We can unpack this passage to see that it has:

1.      Words on the page that the reader has to decode.

2.     Puns, such as sole-to-soul and feat/feet.

3.     Something visual: A woman standing in Oprah’s shoes.

4.     A jest about pulling herself up by her boot/shoe straps

5.     A nod to Heraclitus’s “You could not step twice into the same river.”

6.     Linkages to previous ideas in the book: information, interpretation, and the hermeneutic circle.

7.     A payoff for the reader: You, too, can defeat doubt, if you persist.

8.     A step forward in the argument that puts into position elements needed to define meaning and contribution.

9.     Implications for what this says about the reified notion of the power of faith: It has functional, but not ontological existence.

10.  Resonance with Kenneth Clark and Lynne Cox regarding extending one’s powers of mind and spirit to the utmost.

 

 

Q: What books do you recommend for would-be non-fiction authors?

In addition to a good dictionary, start with Strunk and White's The Elements of Style, Joseph Williams' Style: Ten Lessons in Clarity and Grace, and Bruce Ross-Larson's Effective Writing.
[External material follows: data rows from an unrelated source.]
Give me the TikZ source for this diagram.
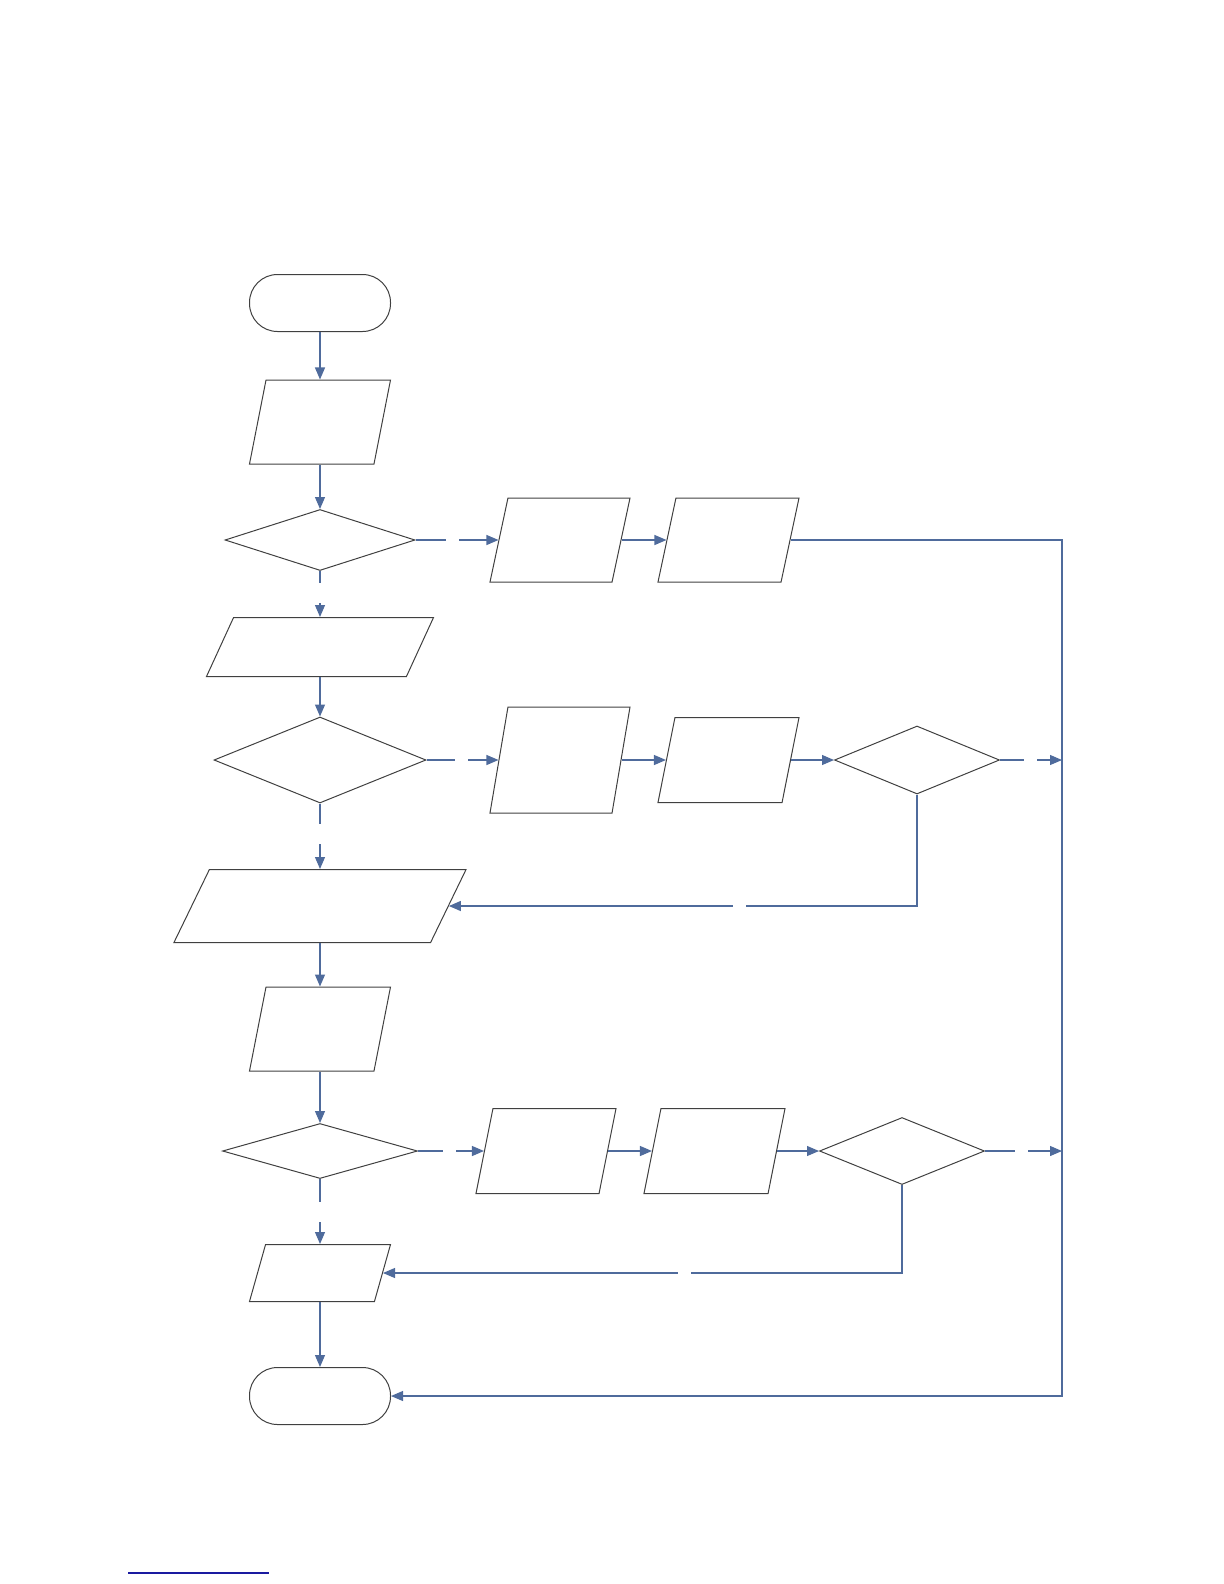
\documentclass[tikz,border=0pt]{standalone}
\usepackage{tikz}
\usetikzlibrary{arrows.meta, shapes.geometric}
\definecolor{fcline}{HTML}{404040}
\definecolor{fcflow}{HTML}{4F6B9C}
\definecolor{fcfoot}{HTML}{1A1AA0}
\tikzset{
  fcterm/.style  = {draw=fcline, line width=0.5pt, rounded corners=14pt,
                    minimum width=70.5pt, minimum height=28.5pt, inner sep=0pt},
  fcio/.style 2 args = {trapezium, trapezium stretches=true,
                    trapezium left angle=#1, trapezium right angle=#2,
                    draw=fcline, line width=0.5pt, inner sep=1pt},
  fcdec/.style   = {diamond, draw=fcline, line width=0.5pt, inner sep=0pt},
  fcarr/.style   = {draw=fcflow, line width=0.6pt,
                    -{Triangle[length=6pt, width=5pt]}},
  fcgap/.style   = {fill=white, inner sep=0pt, minimum width=6.5pt, minimum height=6.5pt},
  fcgapv/.style  = {fcgap, minimum height=10pt},
  fcfootl/.style = {draw=fcfoot, line width=0.6pt},
}
\begin{document}
\begin{tikzpicture}[x=0.5pt, y=-0.5pt]
    \useasboundingbox (0,0) rectangle (1224,1584);

    \node[fcterm] (s0) at (320,303) {};
    \node[fcio={81.3}{98.7}, minimum width=70.5pt, minimum height=42pt] (in1) at (320,422) {};
    \node[fcdec, minimum width=95pt, minimum height=30.5pt] (q1) at (320,540) {};
    \node[fcio={80.2}{99.8}, minimum width=70pt, minimum height=42pt] (q1a) at (560,540) {};
    \node[fcio={80.3}{99.7}, minimum width=70.5pt, minimum height=42pt] (q1b) at (728.5,540) {};

    \node[fcio={81.1}{98.9}, minimum width=113.5pt, minimum height=29.5pt] (in2) at (320,647) {};
    \node[fcdec, minimum width=106pt, minimum height=43pt] (q2) at (320,760) {};
    \node[fcio={80.2}{99.8}, minimum width=70pt, minimum height=53pt] (q2a) at (560,760) {};
    \node[fcio={81}{99}, minimum width=70.5pt, minimum height=42.5pt] (q2b) at (728.5,760) {};
    \node[fcdec, minimum width=82.5pt, minimum height=34pt] (q2c) at (917,760) {};

    \node[fcio={80.9}{99.1}, minimum width=146pt, minimum height=36.5pt] (in3) at (320,906) {};
    \node[fcio={81.3}{98.7}, minimum width=70.5pt, minimum height=42pt] (in4) at (320,1029) {};
    \node[fcdec, minimum width=97.5pt, minimum height=27.5pt] (q3) at (320,1151) {};
    \node[fcio={80.9}{99.1}, minimum width=70pt, minimum height=42.5pt] (q3a) at (546,1151) {};
    \node[fcio={81}{99}, minimum width=70.5pt, minimum height=42.5pt] (q3b) at (714.5,1151) {};
    \node[fcdec, minimum width=82.5pt, minimum height=33.5pt] (q3c) at (902,1151) {};

    \node[fcio={81.6}{98.4}, minimum width=70.5pt, minimum height=28.5pt] (in5) at (320,1273) {};
    \node[fcterm] (e0) at (320,1396) {};

    \coordinate (bus2) at (1062,760);
    \coordinate (bus3) at (1062,1151);
    \coordinate (busb) at (1062,1396);

    \draw[fcarr] (s0) -- (in1);
    \draw[fcarr] (in1) -- (q1);
    \draw[fcarr] (q1) -- node[fcgap, pos=0.45] {} (q1a);
    \draw[fcarr] (q1a) -- (q1b);
    \draw[fcarr] (q1b) -| (busb) -- (e0);
    \draw[fcarr] (q1) -- node[fcgapv, pos=0.47] {} (in2);

    \draw[fcarr] (in2) -- (q2);
    \draw[fcarr] (q2) -- node[fcgap, pos=0.48] {} (q2a);
    \draw[fcarr] (q2a) -- (q2b);
    \draw[fcarr] (q2b) -- (q2c);
    \draw[fcarr] (q2c) -- node[fcgap, pos=0.49] {} (bus2);
    \draw[fcarr] (q2c) |- node[fcgap, pos=0.69] {} (in3);
    \draw[fcarr] (q2) -- node[fcgapv, pos=0.46] {} (in3);

    \draw[fcarr] (in3) -- (in4);
    \draw[fcarr] (in4) -- (q3);
    \draw[fcarr] (q3) -- node[fcgap, pos=0.48] {} (q3a);
    \draw[fcarr] (q3a) -- (q3b);
    \draw[fcarr] (q3b) -- (q3c);
    \draw[fcarr] (q3c) -- node[fcgap, pos=0.47] {} (bus3);
    \draw[fcarr] (q3c) |- node[fcgap, pos=0.71] {} (in5);
    \draw[fcarr] (q3) -- node[fcgapv, pos=0.5] {} (in5);

    \draw[fcarr] (in5) -- (e0);

    \draw[fcfootl] (128,1573) -- (269,1573);
\end{tikzpicture}
\end{document}
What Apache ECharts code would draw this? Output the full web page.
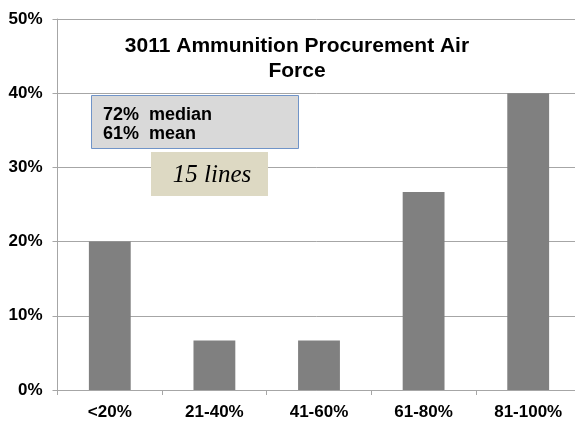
<!DOCTYPE html>
<html>
<head>
<meta charset="utf-8">
<script src="https://cdn.jsdelivr.net/npm/echarts@6/dist/echarts.min.js"></script>
<style>
  html, body { margin: 0; padding: 0; background: #fff; }
  #chart { width: 575px; height: 422px; }
</style>
</head>
<body>
<div id="chart"></div>
<script>
// bins of accuracy and share of lines in each
var categories = ['<20%', '21-40%', '41-60%', '61-80%', '81-100%']
var shares = [20, 6.67, 6.67, 26.67, 40]
var yTicks = [0, 10, 20, 30, 40, 50]
var titleLines = ['3011 Ammunition Procurement Air', 'Force']
var statLines = ['72%  median', '61%  mean']
var countLabel = '15 lines'

var font = 'Liberation Sans, Arial, sans-serif'
var chart = echarts.init(document.getElementById('chart'))
chart.setOption({
  backgroundColor: '#fff',
  animation: false,
  title: {
    text: titleLines.join('\n'),
    left: 292,
    top: 29,
    textAlign: 'center',
    textStyle: {
      fontFamily: font,
      fontSize: 21,
      fontWeight: 'bold',
      color: '#000',
      lineHeight: 25
    }
  },
  grid: {
    left: 57.5,
    width: 523,
    top: 19,
    bottom: 32,
    outerBoundsMode: 'none'
  },
  xAxis: {
    type: 'category',
    data: categories,
    axisLine: { lineStyle: { color: '#a6a6a6', width: 1 } },
    axisTick: { show: true, length: 5, lineStyle: { color: '#a6a6a6' } },
    axisLabel: {
      fontFamily: font,
      fontSize: 17,
      fontWeight: 'bold',
      color: '#000',
      margin: 14
    }
  },
  yAxis: {
    type: 'value',
    min: yTicks[0],
    max: yTicks[yTicks.length - 1],
    interval: 10,
    axisLine: { show: true, lineStyle: { color: '#a6a6a6', width: 1 } },
    axisTick: { show: true, length: 5, lineStyle: { color: '#a6a6a6' } },
    splitLine: { lineStyle: { color: '#a6a6a6', width: 1 } },
    axisLabel: {
      formatter: '{value}%',
      fontFamily: font,
      fontSize: 17,
      fontWeight: 'bold',
      color: '#000',
      margin: 15
    }
  },
  graphic: [
    {
      type: 'rect',
      shape: { x: 91.5, y: 95.5, width: 207, height: 53 },
      style: { fill: '#d9d9d9', stroke: '#7094c8', lineWidth: 1 },
      z: 10
    },
    {
      type: 'text',
      x: 103,
      y: 115,
      style: {
        text: statLines[0],
        font: 'bold 18px ' + font,
        fill: '#000',
        verticalAlign: 'middle'
      },
      z: 11
    },
    {
      type: 'text',
      x: 103,
      y: 134,
      style: {
        text: statLines[1],
        font: 'bold 18px ' + font,
        fill: '#000',
        verticalAlign: 'middle'
      },
      z: 11
    },
    {
      type: 'rect',
      shape: { x: 151, y: 152, width: 117, height: 44 },
      style: { fill: '#ddd9c3' },
      z: 10
    },
    {
      type: 'text',
      x: 212,
      y: 175,
      style: {
        text: countLabel,
        font: 'italic 25px Liberation Serif, Times New Roman, serif',
        fill: '#000',
        align: 'center',
        verticalAlign: 'middle'
      },
      z: 11
    }
  ],
  series: [{
    type: 'bar',
    data: shares,
    barWidth: '40%',
    itemStyle: { color: '#808080' }
  }]
})
</script>
</body>
</html>
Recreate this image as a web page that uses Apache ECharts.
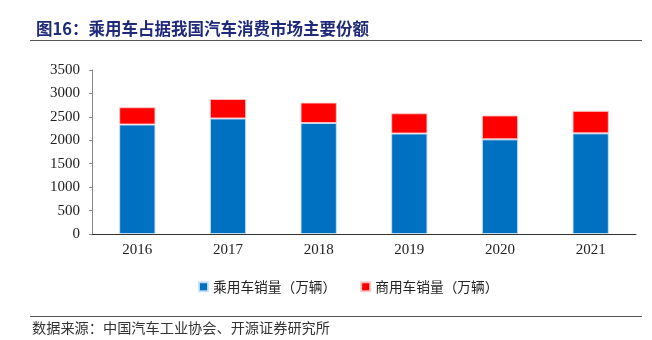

When you've mastered those, move onto Sol Stein's Stein on Writing and Robert Harris' Writing with Clarity and Style. Robert McKee's Story is for screenwriting, but is still helpful, even for non-fiction. George Orwell's Why I Write is also good. If you want to get fancy, then read Arthur Quinn's Figures of Speech.

 

Q: What is the best writing advice you ever received?

Bertrand Russell once said that nothing you write is ever as good or as bad as you think. This helps prevent you from getting too sure of yourself and from complete desperation. The former is good, because writing is rewriting and if you think your writing is great, then you don't rewrite and rewrite and rewrite. Desperation is part of writing, but too much sucks.